Billions in profits with an added boost from the corporate tax reform law but no cash taxes.         

Instead, the 2017 tax reform law will lower the Big Three’s tax liability thereby slowing the burn rate for their NOLs and extending their tax-free holiday. For instance, an October 3, 2016 Atlanta Journal-Constitution article describing how Delta pays no federal income taxes due to NOLs included a Delta company statement that “we expect to become a cash taxpayer in 2018 for the long term.”

However, that was before the 2017 corporate tax reform law and the windfall it provides to the Big Three. At Delta’s December 2017 Investors Day, its Chief Financial Officer, Paul Jacobson, speculated on the potential impact of the new tax law that had not yet passed Congress. Jacobson indicated that if the new law both lowered the corporate tax rate and permitted immediate expensing of capital investments, together that would enable Delta’s cache of NOL carry-forwards to keep it cash tax-free “into 2020.” In other words, because those two reforms were included in the new law, Delta’s cash tax-free holiday will be extended at least two more years. So, again in 2018 and 2019, Delta will continue to not pay cash taxes to the US Treasury despite expected multi-billion profits in each year.   

Nothing lasts forever. At some point, the Big Three’s tax-free holiday will end and they will join the ranks of cash-paying taxpayers. That reality has spurred at least one of them to plot how to avoid the harsh reality of writing a tax payment check to the US Treasury.  Bloomberg reported on one such scheme in its troubling December 15, 2014 article entitled “To Avoid Taxes, Delta’s Assets Could Book a One-Way Flight to Europe.” (https://btcnews.co/2OHp502)

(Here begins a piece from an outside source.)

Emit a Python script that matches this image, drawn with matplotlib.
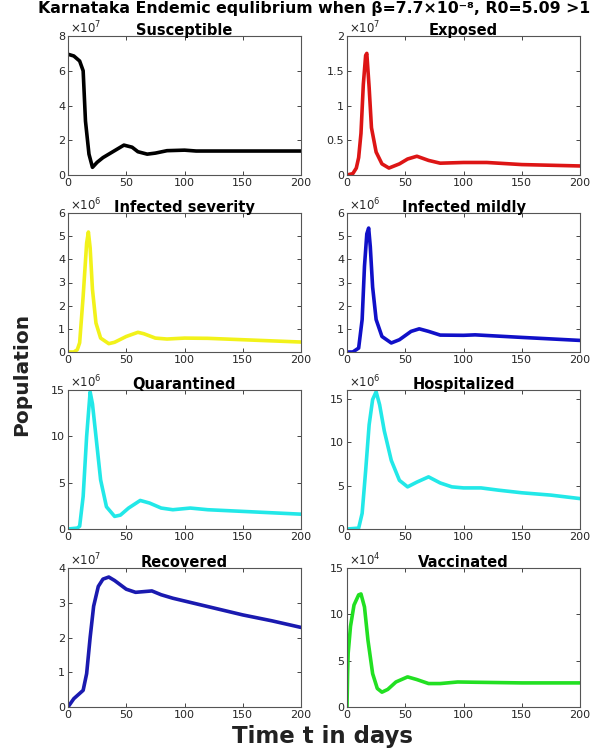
#!/usr/bin/env python3
"""Karnataka endemic equilibrium: 8 compartment panels."""

import matplotlib
matplotlib.use("Agg")
import matplotlib.pyplot as plt

# values are in units of 10^exp (exp given per panel)
t_sus = [0, 5, 10, 13, 15, 18, 21, 25, 30, 40, 48, 55, 60, 68, 75, 85, 100, 110, 150, 200]
v_sus = [6.95, 6.85, 6.56, 6.0, 3.1, 1.2, 0.44, 0.73, 1.0, 1.4, 1.72, 1.6, 1.34, 1.2, 1.26, 1.4, 1.43, 1.38, 1.38, 1.38]

t_exp = [0, 5, 8, 10, 12, 14, 16, 17, 19, 21, 25, 30, 36, 45, 52, 60, 70, 80, 100, 120, 150, 200]
v_exp = [0.0, 0.02, 0.1, 0.25, 0.6, 1.3, 1.72, 1.75, 1.26, 0.68, 0.33, 0.16, 0.10, 0.16, 0.23, 0.27, 0.21, 0.17, 0.18, 0.18, 0.15, 0.13]

t_sev = [0, 5, 8, 10, 13, 16, 17.5, 19, 21, 24, 28, 35, 40, 50, 60, 65, 75, 85, 100, 120, 150, 200]
v_sev = [0.0, 0.0, 0.1, 0.4, 2.4, 4.7, 5.18, 4.5, 2.7, 1.25, 0.6, 0.36, 0.42, 0.67, 0.85, 0.79, 0.6, 0.56, 0.6, 0.59, 0.53, 0.43]

t_mild = [0, 5, 10, 13, 15, 17, 18.6, 20, 22, 25, 30, 38, 45, 55, 62, 70, 80, 100, 110, 150, 200]
v_mild = [0.0, 0.0, 0.17, 1.4, 3.7, 5.1, 5.35, 4.54, 2.8, 1.4, 0.67, 0.39, 0.53, 0.89, 1.0, 0.89, 0.73, 0.72, 0.74, 0.63, 0.5]

t_quar = [0, 8, 10, 13, 16, 19, 21, 24, 28, 33, 40, 45, 52, 62, 70, 80, 90, 105, 120, 150, 200]
v_quar = [0.0, 0.1, 0.3, 3.5, 10.0, 14.8, 13.5, 10.0, 5.3, 2.4, 1.36, 1.5, 2.26, 3.08, 2.8, 2.26, 2.08, 2.26, 2.08, 1.9, 1.6]

t_hosp = [0, 10, 13, 16, 19, 22, 25, 28, 32, 38, 45, 52, 60, 70, 80, 90, 100, 115, 130, 150, 175, 200]
v_hosp = [0.0, 0.1, 1.8, 6.7, 12.0, 14.9, 15.8, 14.3, 11.3, 7.9, 5.6, 4.85, 5.4, 6.0, 5.3, 4.85, 4.73, 4.73, 4.47, 4.17, 3.9, 3.5]

t_rec = [0, 5, 10, 13, 16, 19, 22, 26, 30, 35, 40, 50, 58, 65, 72, 80, 90, 100, 120, 150, 175, 200]
v_rec = [0.0, 0.24, 0.39, 0.48, 0.96, 2.0, 2.9, 3.47, 3.68, 3.74, 3.64, 3.39, 3.3, 3.32, 3.34, 3.23, 3.13, 3.05, 2.89, 2.65, 2.48, 2.29]

t_vac = [0, 0.5, 1, 3, 6, 10, 12, 15, 18, 22, 26, 30, 35, 42, 52, 60, 70, 80, 95, 110, 150, 200]
v_vac = [0.0, 3.5, 5.8, 8.7, 11.0, 12.1, 12.2, 10.8, 7.2, 3.6, 2.0, 1.6, 1.9, 2.7, 3.25, 2.96, 2.53, 2.53, 2.7, 2.67, 2.6, 2.6]

panels = [
    ("Susceptible", t_sus, v_sus, 7, "#000000", (0, 8), [0, 2, 4, 6, 8], ["0", "2", "4", "6", "8"]),
    ("Exposed", t_exp, v_exp, 7, "#dd1515", (0, 2), [0, 0.5, 1, 1.5, 2], ["0", "0.5", "1", "1.5", "2"]),
    ("Infected severity", t_sev, v_sev, 6, "#f2f21a", (0, 6), list(range(7)), [str(i) for i in range(7)]),
    ("Infected mildly", t_mild, v_mild, 6, "#1010c8", (0, 6), list(range(7)), [str(i) for i in range(7)]),
    ("Quarantined", t_quar, v_quar, 6, "#22e8e8", (0, 15), [0, 5, 10, 15], ["0", "5", "10", "15"]),
    ("Hospitalized", t_hosp, v_hosp, 6, "#22e8e8", (0, 16), [0, 5, 10, 15], ["0", "5", "10", "15"]),
    ("Recovered", t_rec, v_rec, 7, "#1a1ab0", (0, 4), [0, 1, 2, 3, 4], ["0", "1", "2", "3", "4"]),
    ("Vaccinated", t_vac, v_vac, 4, "#22e022", (0, 15), [0, 5, 10, 15], ["0", "5", "10", "15"]),
]

W, H = 591, 753
fig = plt.figure(figsize=(W / 100, H / 100), dpi=100)

col_left = [68, 347]
axw = 233
row_bottom = [175, 352, 529, 707]
axh = 139

for i, (name, t, v, ex, col, ylim, yt, ytl) in enumerate(panels):
    r, c = divmod(i, 2)
    ax = fig.add_axes([col_left[c] / W, 1 - row_bottom[r] / H, axw / W, axh / H])
    ax.plot(t, v, color=col, lw=2.6, solid_joinstyle="round")
    ax.set_xlim(0, 200)
    ax.set_ylim(*ylim)
    ax.set_xticks([0, 50, 100, 150, 200])
    ax.set_yticks(yt)
    ax.set_yticklabels(ytl)
    ax.tick_params(direction="in", top=True, right=True, length=3, width=0.6,
                   labelsize=8, colors="#262626", pad=2)
    for s in ax.spines.values():
        s.set_color("#555555")
        s.set_linewidth(0.8)
    ax.set_title(name, fontsize=10.5, fontweight="bold", pad=1)
    ax.text(0.01, 1.0, r"$\times10^{%d}$" % ex, transform=ax.transAxes,
            ha="left", va="bottom", fontsize=8.5, color="#262626")

# the reference crops the end of this title; kept whole here
fig.text(38 / W, 1 - 8 / H, "Karnataka Endemic equlibrium when β=7.7×10⁻⁸, R0=5.09 >1",
         ha="left", va="center", fontsize=11.3, fontweight="bold")
fig.text(22 / W, 1 - 374 / H, "Population", rotation=90, ha="center", va="center",
         fontsize=14.5, fontweight="bold", color="#222222")
fig.text(323 / W, 1 - 737 / H, "Time t in days", ha="center", va="center",
         fontsize=16.5, fontweight="bold", color="#222222")

fig.savefig("out.png", dpi=100)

Then Delta CEO Richard Anderson pulled back the curtain a bit on the scheme it then was incubating. Anderson reportedly said “[w]e got it figured out. At least we have a good piece of it figured out. But we're not ready to talk about it. But we're working on it. When you have those big joint ventures that are euro-dominated and you own 49 percent of an airline in London and you already have a big commercial office in Amsterdam for joint-venture pricing and yield management. Amsterdam is a good place.” In other words, Delta was plotting how to off-shore its profits either to the United Kingdom or the Netherlands because, at that time, both countries had significantly lower corporate tax rates. 

That tax dodge plan likely now is in the waste bin. Given that the 2017 law lowered US corporate tax rates to 21 percent, there would be little advantage for Delta to off-shore its profits to the UK, and there would be a tax disadvantage were it to shelter them in the Netherlands. However, it is a safe bet each of the Big Three is hatching tax avoidance schemes in anticipation of their NOL cash tax-free holiday ending in several years.

The Big Three’s anti-competitive campaign against Open Skies and competitive choice was a hypocritical house of cards. They claimed job losses were imminent. In fact, the Big Three are on hiring sprees bolstering employee ranks by thousands. They wrapped themselves in the stars and stripes claiming they are great champions of US workers. In fact, the Big Three are world-class outsourcers of US jobs. As such, it should come as no surprise that when the Big Three whine and complain about competitive distortions resulting from government-granted tax advantages they are in fact looking in the mirror.